● Excerpted data

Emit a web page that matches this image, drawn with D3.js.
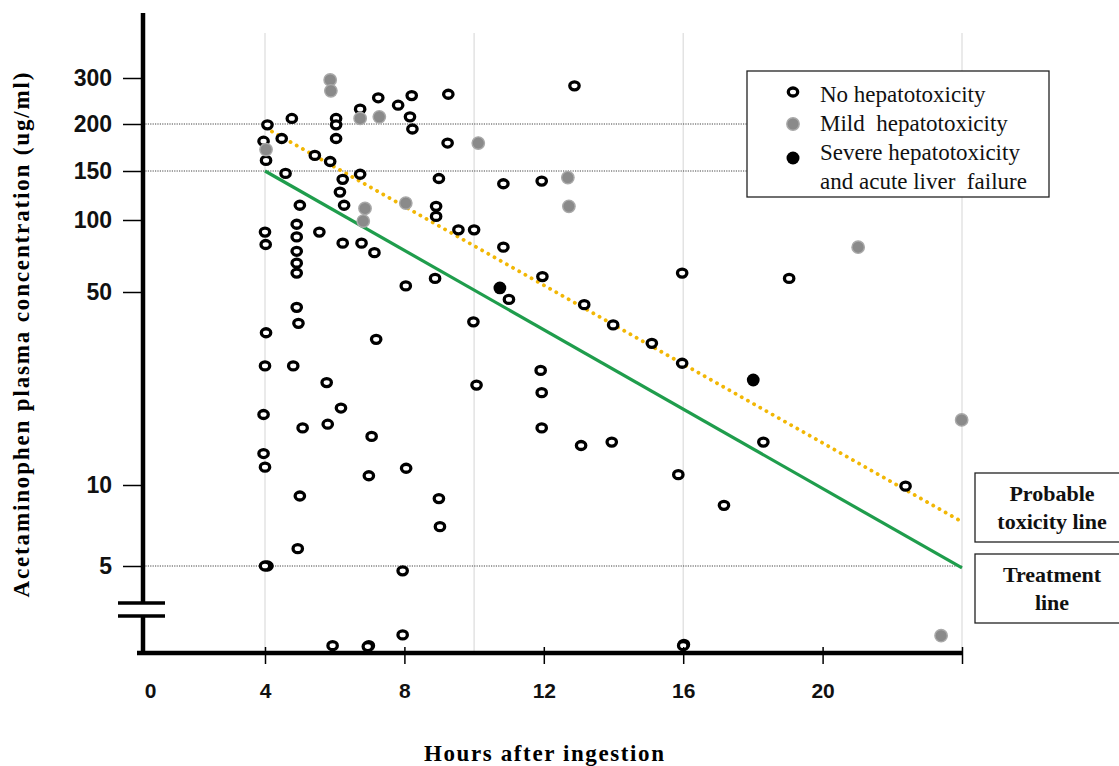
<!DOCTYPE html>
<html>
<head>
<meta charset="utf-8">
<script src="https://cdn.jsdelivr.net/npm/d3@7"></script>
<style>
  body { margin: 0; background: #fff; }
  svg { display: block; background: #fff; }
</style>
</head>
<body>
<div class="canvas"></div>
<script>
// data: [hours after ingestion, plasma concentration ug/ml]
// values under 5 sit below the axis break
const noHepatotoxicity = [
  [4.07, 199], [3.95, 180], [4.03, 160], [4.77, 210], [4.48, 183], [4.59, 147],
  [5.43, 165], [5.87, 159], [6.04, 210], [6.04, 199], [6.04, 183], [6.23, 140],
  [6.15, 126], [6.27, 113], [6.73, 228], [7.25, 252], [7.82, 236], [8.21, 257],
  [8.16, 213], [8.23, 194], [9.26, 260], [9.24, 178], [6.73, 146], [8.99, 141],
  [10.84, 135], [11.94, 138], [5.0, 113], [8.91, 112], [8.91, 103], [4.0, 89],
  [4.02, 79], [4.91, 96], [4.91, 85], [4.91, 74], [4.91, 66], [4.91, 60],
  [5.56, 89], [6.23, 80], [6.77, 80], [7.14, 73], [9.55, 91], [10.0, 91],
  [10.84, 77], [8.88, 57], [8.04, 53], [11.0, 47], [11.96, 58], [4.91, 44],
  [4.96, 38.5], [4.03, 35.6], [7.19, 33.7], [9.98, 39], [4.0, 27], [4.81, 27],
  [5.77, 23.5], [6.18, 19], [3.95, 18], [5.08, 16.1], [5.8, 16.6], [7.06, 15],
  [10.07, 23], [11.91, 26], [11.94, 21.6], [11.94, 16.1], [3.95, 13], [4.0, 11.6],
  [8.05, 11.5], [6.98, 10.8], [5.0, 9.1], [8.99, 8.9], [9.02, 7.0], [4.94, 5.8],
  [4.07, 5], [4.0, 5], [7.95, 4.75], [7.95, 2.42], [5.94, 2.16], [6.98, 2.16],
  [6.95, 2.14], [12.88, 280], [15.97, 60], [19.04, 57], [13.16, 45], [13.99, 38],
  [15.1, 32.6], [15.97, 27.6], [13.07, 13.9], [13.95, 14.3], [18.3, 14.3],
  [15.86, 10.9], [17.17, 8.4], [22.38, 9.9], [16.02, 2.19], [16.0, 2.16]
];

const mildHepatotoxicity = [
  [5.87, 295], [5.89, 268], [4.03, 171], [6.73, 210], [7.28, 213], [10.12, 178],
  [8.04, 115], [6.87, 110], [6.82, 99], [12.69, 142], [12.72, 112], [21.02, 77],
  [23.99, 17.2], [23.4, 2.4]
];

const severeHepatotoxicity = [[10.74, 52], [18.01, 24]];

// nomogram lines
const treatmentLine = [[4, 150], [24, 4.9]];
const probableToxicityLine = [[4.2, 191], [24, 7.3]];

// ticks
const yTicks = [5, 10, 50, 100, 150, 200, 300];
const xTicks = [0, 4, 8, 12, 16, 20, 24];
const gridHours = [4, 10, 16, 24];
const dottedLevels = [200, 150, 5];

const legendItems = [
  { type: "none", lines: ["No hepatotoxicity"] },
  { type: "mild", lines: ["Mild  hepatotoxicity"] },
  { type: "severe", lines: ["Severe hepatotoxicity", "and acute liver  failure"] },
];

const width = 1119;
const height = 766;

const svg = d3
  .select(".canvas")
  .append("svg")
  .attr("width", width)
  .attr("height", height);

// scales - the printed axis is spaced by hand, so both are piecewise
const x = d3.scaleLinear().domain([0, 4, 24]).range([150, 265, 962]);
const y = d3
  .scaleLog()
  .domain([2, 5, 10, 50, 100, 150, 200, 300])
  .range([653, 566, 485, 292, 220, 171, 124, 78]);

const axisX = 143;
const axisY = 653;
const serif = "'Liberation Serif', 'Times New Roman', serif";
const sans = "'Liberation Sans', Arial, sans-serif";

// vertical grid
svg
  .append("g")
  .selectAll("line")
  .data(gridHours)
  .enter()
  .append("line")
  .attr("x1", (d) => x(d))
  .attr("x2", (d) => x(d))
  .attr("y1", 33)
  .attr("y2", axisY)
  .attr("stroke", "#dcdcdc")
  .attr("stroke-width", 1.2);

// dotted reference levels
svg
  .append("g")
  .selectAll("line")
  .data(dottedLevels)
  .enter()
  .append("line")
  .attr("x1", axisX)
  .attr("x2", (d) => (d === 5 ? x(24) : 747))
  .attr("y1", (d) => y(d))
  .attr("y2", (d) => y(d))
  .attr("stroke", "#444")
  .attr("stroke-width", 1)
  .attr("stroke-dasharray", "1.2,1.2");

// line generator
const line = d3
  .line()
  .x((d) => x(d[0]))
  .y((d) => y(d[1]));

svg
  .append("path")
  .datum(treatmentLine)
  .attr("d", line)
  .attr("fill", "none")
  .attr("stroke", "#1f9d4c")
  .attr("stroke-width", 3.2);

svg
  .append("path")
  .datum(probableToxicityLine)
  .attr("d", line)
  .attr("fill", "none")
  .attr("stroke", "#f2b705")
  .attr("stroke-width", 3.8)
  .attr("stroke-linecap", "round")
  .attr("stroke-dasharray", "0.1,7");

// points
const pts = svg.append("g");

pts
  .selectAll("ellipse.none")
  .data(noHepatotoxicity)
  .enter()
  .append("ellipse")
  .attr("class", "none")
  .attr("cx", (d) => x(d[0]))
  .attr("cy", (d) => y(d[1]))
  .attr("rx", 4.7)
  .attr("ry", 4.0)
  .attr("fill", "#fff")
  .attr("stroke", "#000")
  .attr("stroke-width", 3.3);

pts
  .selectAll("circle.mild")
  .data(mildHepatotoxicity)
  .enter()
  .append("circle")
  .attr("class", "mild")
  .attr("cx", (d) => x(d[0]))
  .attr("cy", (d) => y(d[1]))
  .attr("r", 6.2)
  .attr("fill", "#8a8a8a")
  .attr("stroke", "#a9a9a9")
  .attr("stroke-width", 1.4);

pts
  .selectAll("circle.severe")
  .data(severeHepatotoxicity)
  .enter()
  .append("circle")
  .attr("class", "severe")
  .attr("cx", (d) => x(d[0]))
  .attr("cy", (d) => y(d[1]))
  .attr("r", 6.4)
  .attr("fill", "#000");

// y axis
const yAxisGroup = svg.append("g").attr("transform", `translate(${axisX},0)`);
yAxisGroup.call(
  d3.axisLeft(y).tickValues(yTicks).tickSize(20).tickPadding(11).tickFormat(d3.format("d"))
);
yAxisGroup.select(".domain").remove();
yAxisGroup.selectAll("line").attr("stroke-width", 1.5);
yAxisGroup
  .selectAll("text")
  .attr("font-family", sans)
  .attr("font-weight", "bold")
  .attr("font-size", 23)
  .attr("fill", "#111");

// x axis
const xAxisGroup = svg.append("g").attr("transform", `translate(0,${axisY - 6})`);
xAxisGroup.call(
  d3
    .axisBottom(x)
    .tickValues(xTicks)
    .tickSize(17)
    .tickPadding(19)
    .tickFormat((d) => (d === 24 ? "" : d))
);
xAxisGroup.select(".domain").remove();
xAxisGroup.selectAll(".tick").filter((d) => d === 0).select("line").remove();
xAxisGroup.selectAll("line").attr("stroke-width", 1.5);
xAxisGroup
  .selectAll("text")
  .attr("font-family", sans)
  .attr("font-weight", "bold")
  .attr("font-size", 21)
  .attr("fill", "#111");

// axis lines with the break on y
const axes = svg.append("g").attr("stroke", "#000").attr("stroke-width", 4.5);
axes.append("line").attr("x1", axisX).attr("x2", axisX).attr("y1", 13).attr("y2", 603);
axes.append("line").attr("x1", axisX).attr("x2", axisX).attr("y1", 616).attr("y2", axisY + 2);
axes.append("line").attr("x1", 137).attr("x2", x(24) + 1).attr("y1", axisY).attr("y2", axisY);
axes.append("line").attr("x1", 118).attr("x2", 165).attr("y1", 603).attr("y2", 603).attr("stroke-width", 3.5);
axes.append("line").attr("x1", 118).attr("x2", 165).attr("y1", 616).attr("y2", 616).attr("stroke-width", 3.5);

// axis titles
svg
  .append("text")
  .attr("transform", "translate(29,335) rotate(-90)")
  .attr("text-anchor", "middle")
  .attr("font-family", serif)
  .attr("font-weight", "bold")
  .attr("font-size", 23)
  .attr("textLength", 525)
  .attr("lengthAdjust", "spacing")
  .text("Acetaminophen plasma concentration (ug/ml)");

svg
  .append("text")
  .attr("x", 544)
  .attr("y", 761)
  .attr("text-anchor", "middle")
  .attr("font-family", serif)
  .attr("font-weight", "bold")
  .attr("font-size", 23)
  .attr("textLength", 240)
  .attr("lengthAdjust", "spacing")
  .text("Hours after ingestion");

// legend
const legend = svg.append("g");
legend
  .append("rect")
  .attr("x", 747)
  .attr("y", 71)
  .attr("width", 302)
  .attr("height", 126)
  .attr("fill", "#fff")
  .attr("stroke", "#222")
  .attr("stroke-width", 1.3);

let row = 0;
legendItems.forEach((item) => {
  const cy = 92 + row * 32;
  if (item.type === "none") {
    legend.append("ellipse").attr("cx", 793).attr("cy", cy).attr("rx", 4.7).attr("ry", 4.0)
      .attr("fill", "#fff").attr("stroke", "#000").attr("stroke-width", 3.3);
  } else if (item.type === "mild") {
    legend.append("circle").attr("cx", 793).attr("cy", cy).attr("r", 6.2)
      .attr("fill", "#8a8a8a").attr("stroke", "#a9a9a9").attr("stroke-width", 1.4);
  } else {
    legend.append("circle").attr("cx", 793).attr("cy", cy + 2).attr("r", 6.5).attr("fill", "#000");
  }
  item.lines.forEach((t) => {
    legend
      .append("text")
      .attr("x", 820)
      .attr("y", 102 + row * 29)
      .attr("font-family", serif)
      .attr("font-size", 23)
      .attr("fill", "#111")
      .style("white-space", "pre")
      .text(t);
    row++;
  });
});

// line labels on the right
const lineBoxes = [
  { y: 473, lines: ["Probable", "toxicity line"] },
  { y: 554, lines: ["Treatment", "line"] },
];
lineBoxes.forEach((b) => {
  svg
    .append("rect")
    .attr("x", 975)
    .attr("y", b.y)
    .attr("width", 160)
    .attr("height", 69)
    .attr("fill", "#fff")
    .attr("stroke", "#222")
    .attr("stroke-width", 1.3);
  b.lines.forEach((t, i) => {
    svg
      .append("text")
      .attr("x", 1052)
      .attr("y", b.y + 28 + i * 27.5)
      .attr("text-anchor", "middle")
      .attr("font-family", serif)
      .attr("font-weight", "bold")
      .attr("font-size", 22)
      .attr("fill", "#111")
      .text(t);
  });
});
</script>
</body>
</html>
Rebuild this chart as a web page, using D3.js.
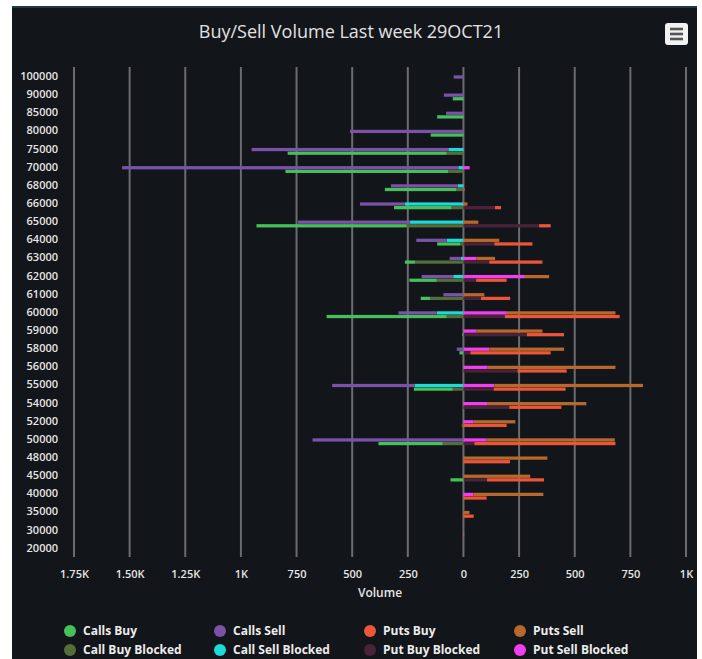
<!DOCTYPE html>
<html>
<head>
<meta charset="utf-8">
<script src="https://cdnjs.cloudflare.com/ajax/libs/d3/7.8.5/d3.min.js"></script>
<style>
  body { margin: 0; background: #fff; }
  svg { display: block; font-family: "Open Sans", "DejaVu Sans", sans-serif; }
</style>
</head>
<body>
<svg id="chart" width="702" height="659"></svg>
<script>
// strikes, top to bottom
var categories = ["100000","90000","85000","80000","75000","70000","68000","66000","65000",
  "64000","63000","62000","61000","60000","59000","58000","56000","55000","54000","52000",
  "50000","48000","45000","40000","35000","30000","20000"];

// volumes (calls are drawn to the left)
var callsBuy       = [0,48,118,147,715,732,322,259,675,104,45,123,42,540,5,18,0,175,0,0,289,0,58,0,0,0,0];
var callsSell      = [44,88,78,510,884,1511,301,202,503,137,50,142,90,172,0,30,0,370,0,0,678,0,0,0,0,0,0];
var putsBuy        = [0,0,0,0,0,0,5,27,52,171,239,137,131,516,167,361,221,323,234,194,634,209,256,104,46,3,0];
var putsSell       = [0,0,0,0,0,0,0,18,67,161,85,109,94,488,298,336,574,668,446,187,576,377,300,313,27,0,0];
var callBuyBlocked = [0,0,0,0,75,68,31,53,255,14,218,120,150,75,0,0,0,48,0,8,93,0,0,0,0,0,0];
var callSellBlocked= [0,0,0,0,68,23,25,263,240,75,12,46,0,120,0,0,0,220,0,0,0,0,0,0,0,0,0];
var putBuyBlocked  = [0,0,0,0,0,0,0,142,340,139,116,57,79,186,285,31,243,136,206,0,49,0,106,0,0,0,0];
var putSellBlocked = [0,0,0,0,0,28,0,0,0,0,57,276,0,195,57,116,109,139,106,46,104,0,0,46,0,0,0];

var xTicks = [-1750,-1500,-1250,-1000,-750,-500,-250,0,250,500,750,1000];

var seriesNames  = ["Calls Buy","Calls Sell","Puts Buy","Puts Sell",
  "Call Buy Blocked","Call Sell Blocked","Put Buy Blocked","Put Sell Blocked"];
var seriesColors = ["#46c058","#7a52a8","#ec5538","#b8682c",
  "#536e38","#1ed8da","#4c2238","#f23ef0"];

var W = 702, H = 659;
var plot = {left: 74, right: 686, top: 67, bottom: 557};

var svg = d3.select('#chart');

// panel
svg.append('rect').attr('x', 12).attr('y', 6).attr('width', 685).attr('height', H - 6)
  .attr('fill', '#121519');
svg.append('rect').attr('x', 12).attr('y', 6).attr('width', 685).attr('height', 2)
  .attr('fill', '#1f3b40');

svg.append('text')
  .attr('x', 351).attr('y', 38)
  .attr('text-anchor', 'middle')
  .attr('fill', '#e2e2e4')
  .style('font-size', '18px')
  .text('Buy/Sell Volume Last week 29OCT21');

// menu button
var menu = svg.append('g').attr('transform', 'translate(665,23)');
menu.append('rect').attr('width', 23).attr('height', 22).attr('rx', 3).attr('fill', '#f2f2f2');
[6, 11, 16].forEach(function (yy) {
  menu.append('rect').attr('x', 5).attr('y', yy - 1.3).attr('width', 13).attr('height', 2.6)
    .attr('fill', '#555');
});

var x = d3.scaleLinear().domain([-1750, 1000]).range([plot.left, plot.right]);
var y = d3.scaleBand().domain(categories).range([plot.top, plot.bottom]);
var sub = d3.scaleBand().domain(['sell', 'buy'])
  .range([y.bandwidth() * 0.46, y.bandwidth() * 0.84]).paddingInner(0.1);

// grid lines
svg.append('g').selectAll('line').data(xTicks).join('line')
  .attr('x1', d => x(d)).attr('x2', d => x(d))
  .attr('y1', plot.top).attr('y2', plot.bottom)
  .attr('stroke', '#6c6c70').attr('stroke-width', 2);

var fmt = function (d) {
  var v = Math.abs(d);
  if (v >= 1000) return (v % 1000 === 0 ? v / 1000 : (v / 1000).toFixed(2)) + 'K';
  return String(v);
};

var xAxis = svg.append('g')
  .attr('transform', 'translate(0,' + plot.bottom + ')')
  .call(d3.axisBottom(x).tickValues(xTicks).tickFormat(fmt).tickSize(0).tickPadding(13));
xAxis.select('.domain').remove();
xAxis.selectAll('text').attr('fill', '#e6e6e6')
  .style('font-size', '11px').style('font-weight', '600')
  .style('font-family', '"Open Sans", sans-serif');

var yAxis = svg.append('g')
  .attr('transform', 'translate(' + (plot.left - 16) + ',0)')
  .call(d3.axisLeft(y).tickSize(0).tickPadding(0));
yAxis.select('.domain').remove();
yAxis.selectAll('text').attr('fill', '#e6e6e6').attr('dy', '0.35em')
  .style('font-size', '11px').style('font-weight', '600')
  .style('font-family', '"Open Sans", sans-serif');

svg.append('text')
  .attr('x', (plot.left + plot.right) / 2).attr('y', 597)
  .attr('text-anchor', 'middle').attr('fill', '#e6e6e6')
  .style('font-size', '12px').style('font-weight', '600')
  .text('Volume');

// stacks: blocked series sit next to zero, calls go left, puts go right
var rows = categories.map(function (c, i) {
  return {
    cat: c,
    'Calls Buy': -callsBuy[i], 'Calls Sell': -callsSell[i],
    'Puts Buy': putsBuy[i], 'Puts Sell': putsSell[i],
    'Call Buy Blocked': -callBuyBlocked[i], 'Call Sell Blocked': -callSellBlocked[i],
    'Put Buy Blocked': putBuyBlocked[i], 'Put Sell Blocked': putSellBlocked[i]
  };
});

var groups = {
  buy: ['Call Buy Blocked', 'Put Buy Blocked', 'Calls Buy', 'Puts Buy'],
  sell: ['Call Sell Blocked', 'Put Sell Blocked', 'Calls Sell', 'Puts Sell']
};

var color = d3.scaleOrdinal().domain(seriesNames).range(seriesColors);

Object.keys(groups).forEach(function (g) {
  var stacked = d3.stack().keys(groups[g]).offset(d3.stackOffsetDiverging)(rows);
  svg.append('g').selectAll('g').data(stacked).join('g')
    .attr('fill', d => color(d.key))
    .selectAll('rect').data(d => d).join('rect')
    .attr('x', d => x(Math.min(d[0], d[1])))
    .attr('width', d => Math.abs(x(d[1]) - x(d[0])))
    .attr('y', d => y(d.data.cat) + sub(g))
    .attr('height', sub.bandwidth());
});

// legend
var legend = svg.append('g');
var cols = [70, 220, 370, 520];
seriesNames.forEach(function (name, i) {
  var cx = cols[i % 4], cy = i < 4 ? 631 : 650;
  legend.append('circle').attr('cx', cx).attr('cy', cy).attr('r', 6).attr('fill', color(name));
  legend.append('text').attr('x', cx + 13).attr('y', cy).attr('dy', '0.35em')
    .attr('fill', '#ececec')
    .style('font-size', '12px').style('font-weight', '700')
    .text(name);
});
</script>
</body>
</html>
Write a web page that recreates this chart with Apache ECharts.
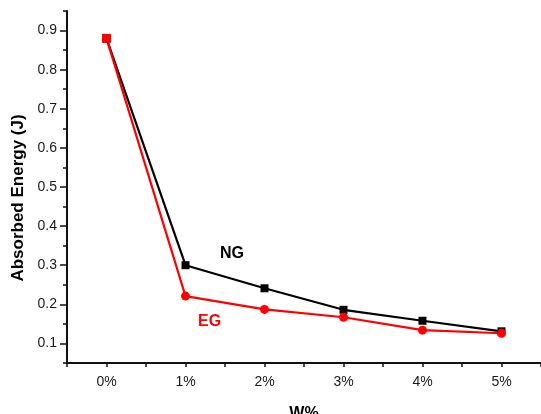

● Exercise brief
Show every line of the records above that contains the word "chart".

● Output for this task
Rebuild this chart as a web page, using D3.js.
<svg id="chart" width="702" height="659"></svg>
var svg = d3.select('#chart');
Write a web page that recreates this chart with Apache ECharts.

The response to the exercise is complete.